As always, here’s my fairly literal translation of these verses:
19My
beloved brothers, know [this], let every man be swift into the hearing, slow
into the speaking, slow into anger, 20for the anger of man is not
producing [the] righteousness of God.
As seems to be the case with James, I have to note again
there are many, many great commentaries already out there which address these
verses. There is so much to learn here, so many supporting verses about good
listening, about being slow to speak, about the dangers of anger, and, on the
other hand, verses indicating those few instances where anger may be a good
thing. For the most part, what needs to be said already has been. That being
the case, I intend to simply jot down a teacupful of my own personal thoughts
and leave the ocean of truth as available as it is to anyone interested enough
to consult any of so many good commentaries.
One thing, for whatever it’s worth, I keep noticing in
James. In Koine Greek their default tense was the aorist. In English ours is
the present. In other words, if we don’t particularly intend to make any point
about time, past, present or future, we use the present. Like in the familiar
old title, “Everybody loves Raymond,” the point isn’t that it is happening in
the present or past or future. It’s just true.
Grammarians refer to this as a “gnomic” use of the present. It has been my personal
observation after studying in Biblical Greek for years that they used their
aorist in the same way. What is unusual to me is that I think James actually
uses the present as a gnomic.
You see this in my translation of his proverbial statement:
“…the anger of man is not producing the righteousness of God.” I translated it
in a definite present tense form, “is not producing” only because I’m being
literal (to remind myself later there is a present tense going on). My point is
that probably a better translation of James’ thought would be, “… for the anger
of man does not produce the righteousness of God.” That is a gnomic expression
– something that simply is true all the time, everywhere.
I’m belaboring this point simply to say (in case anyone else
is interested in the details of the text) that I have already seen James do
this a number of times in just the first 20 verses of the very first chapter.

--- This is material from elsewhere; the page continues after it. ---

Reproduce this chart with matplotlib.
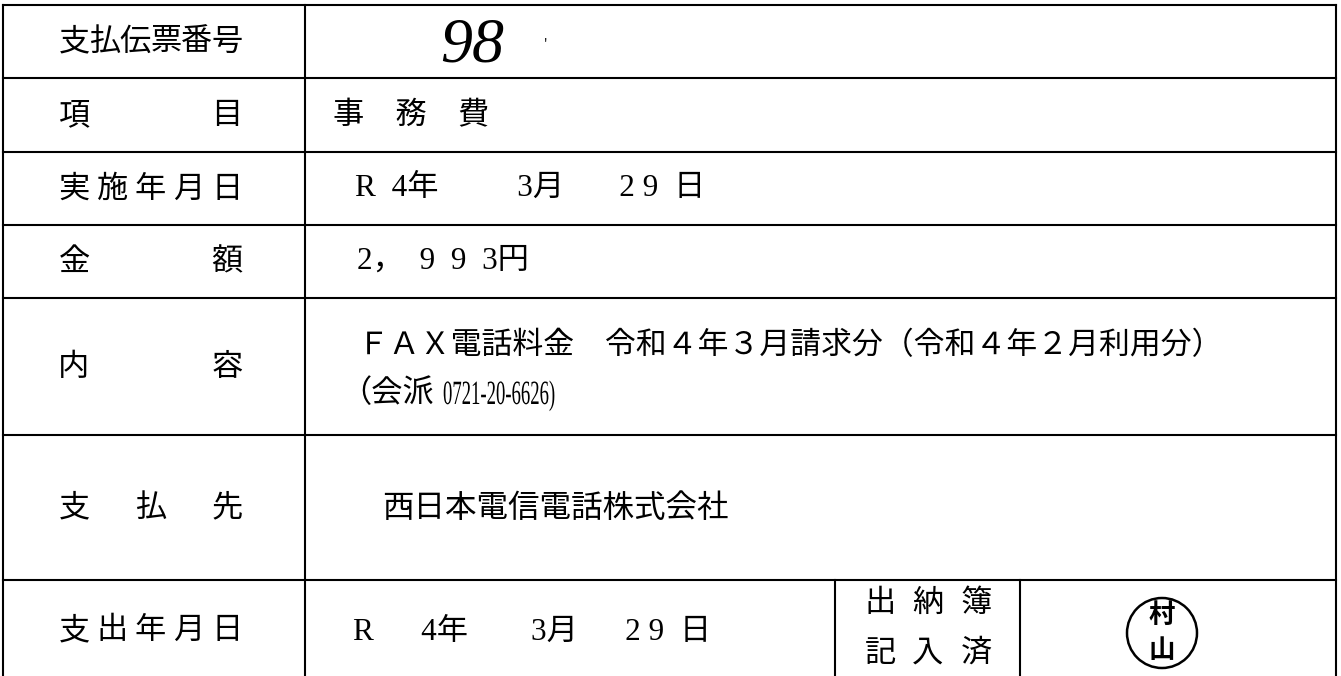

Obviously that is how Greek “worked” in his head. Of course Greek was not his
native tongue. I have a suspicion Paul probably grew up bilingual, growing up
in Antioch, well away from Judea proper. But I’ll bet James did not, growing up
apparently right in Jerusalem. Aramaic would have been his native tongue and if
he was bilingual it probably would have included their traditional Hebrew, not
Greek.
Thus I offer the observation that James is probably writing
Aramaic/Hebrew in Greek. In other words, not being fluent in Greek, he is
actually thinking in Aramaic/Hebrew, then (perhaps somewhat clumsily) recording
those thoughts in Greek. The conclusion of it all, for anyone doing careful
exegesis or wanting to translate James, is not to be too emphatic about
occurrences of the present.
An example of this occurred back in v16. The opening command
“Be not deceived,” is a present. That being the case, someone suggested it
should be translated “Stop being deceived.” I think that would be true in
almost any other book of the New Testament. The Greek man shouting at his dog, “Stop
barking!” used the present tense. But, once again, it has been my observation
so far in this book that James is using the present as his default tense, as
the tense to express gnomic truth. That being the case, even though, “Stop
being deceived,” would in fact be a technically correct translation, I don’t
think it to be the case in James.
This example also demonstrates why I’m making all this fuss.
Once again, the first job of the serious exegete is to determine exactly, in
any given text, what God says and what He does not -- to rightly divide the Word of Truth. It is a different sense whether,
in v16, James is saying, “Be not deceived” (gnomic sense) or “Stop being
deceived” (a command to stop an action already in progress). Someone insisting
on normal, technically precise Koine Greek could certainly make a case for the latter. But, once again, having already seen James using the present way more
often than normal and in what I perceive to be a gnomic sense, I rather think
we should understand his meaning as the former. Interesting that is the
traditional translation. Men (who were far greater scholars than I’ll ever be)
also thought a gnomic sense the proper understanding of the actual text.
And, finally, back to our text, the phrase should be
properly translated, “The anger of man does not produce the righteousness of
God” (gnomic sense), rather than “The anger of man is not producing the
righteousness of God” – something happening in the present. The latter
translation leaves open the question, “Oh really? Did it used to produce the
righteousness of God and right now, for some reason it is not?” or “Really? So
if we work real hard, we could fix it and someday it would?” The gnomic sense
leaves neither of these doors open and establishes the truth for all time,
past, present, and future, that man’s anger does not (ever) produce the
righteousness of God.
All of this is not to dismiss the existence of “righteous
anger” which Jesus demonstrated is
possible. What it does establish is that such anger, to actually be righteous,
is something that simply does not originate from us. The “anger of man” is something
godless and hopelessly sinister. Anger, like wealth, is something we should only
use with the greatest of humility and fear of ourselves, prayerfully and very
carefully keeping our gaze fixed on Jesus, lest it (so easily) devolve into “the
anger of man.”
I think I still want to record some more practical thoughts
on this text, so I’ll close here and address those in another post.